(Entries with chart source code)
_ _ _

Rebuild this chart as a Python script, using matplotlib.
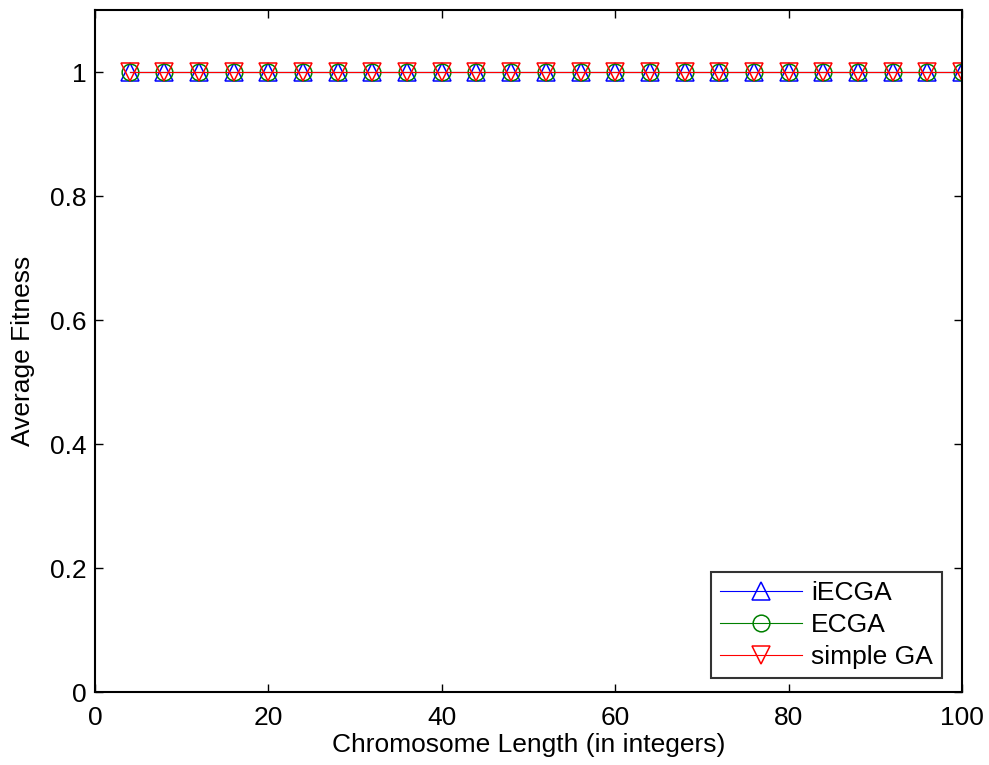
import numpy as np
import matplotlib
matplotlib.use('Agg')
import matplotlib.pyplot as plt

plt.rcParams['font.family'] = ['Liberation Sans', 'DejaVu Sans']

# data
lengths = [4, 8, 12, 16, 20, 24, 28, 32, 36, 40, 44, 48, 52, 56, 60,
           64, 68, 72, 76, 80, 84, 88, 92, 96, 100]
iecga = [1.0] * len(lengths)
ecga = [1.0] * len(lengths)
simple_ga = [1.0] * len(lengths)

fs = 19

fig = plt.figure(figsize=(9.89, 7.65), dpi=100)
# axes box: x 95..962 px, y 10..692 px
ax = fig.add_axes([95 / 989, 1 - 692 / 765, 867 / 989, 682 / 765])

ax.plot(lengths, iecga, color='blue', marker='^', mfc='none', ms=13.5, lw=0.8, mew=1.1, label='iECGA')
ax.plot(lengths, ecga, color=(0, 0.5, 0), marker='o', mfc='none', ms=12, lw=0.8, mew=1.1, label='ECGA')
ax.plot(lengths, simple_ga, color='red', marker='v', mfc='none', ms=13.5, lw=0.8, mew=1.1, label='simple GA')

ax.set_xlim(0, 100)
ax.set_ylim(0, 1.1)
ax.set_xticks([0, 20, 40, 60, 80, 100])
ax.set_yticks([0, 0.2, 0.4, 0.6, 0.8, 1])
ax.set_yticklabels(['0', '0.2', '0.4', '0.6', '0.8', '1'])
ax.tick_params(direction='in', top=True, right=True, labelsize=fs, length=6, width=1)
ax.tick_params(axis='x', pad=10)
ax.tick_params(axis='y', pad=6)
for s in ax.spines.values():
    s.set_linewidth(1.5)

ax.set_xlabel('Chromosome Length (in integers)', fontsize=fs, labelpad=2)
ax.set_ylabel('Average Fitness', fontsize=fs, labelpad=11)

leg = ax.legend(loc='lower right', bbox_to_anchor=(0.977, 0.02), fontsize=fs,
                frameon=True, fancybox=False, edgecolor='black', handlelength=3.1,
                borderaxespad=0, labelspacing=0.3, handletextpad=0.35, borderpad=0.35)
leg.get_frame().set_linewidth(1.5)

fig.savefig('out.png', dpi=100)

_ _ _

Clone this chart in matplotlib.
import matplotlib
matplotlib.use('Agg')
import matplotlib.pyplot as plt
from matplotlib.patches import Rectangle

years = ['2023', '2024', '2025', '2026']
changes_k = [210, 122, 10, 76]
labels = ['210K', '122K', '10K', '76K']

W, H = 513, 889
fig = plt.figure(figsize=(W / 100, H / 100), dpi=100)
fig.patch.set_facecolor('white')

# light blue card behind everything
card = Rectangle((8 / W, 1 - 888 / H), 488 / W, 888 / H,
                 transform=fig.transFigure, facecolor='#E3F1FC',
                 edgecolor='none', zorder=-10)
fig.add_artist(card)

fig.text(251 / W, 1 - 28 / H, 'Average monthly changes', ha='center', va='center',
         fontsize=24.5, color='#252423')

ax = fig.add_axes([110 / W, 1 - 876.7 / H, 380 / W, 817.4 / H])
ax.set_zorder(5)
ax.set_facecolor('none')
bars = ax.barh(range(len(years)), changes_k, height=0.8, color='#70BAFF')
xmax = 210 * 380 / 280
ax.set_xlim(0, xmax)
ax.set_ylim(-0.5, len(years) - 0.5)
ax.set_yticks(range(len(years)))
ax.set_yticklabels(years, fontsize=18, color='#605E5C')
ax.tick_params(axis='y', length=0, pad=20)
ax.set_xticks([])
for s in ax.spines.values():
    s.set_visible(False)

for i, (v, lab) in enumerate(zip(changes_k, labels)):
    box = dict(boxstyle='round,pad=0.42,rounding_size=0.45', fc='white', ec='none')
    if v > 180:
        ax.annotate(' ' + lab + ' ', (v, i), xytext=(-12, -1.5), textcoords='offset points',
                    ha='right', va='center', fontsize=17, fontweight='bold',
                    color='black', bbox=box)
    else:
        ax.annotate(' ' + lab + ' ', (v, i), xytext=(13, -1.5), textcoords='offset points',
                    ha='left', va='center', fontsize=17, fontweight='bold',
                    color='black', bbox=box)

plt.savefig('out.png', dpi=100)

_ _ _

== Given problem ==
Reproduce, exactly as written, the stretch of lines whose first line is the one with "Clone this chart in matplotlib." and whose last line is the one with "fontsize=24.5, color='#252423')".

== The answer ==
Clone this chart in matplotlib.
import matplotlib
matplotlib.use('Agg')
import matplotlib.pyplot as plt
from matplotlib.patches import Rectangle

years = ['2023', '2024', '2025', '2026']
changes_k = [210, 122, 10, 76]
labels = ['210K', '122K', '10K', '76K']

W, H = 513, 889
fig = plt.figure(figsize=(W / 100, H / 100), dpi=100)
fig.patch.set_facecolor('white')

# light blue card behind everything
card = Rectangle((8 / W, 1 - 888 / H), 488 / W, 888 / H,
                 transform=fig.transFigure, facecolor='#E3F1FC',
                 edgecolor='none', zorder=-10)
fig.add_artist(card)

fig.text(251 / W, 1 - 28 / H, 'Average monthly changes', ha='center', va='center',
         fontsize=24.5, color='#252423')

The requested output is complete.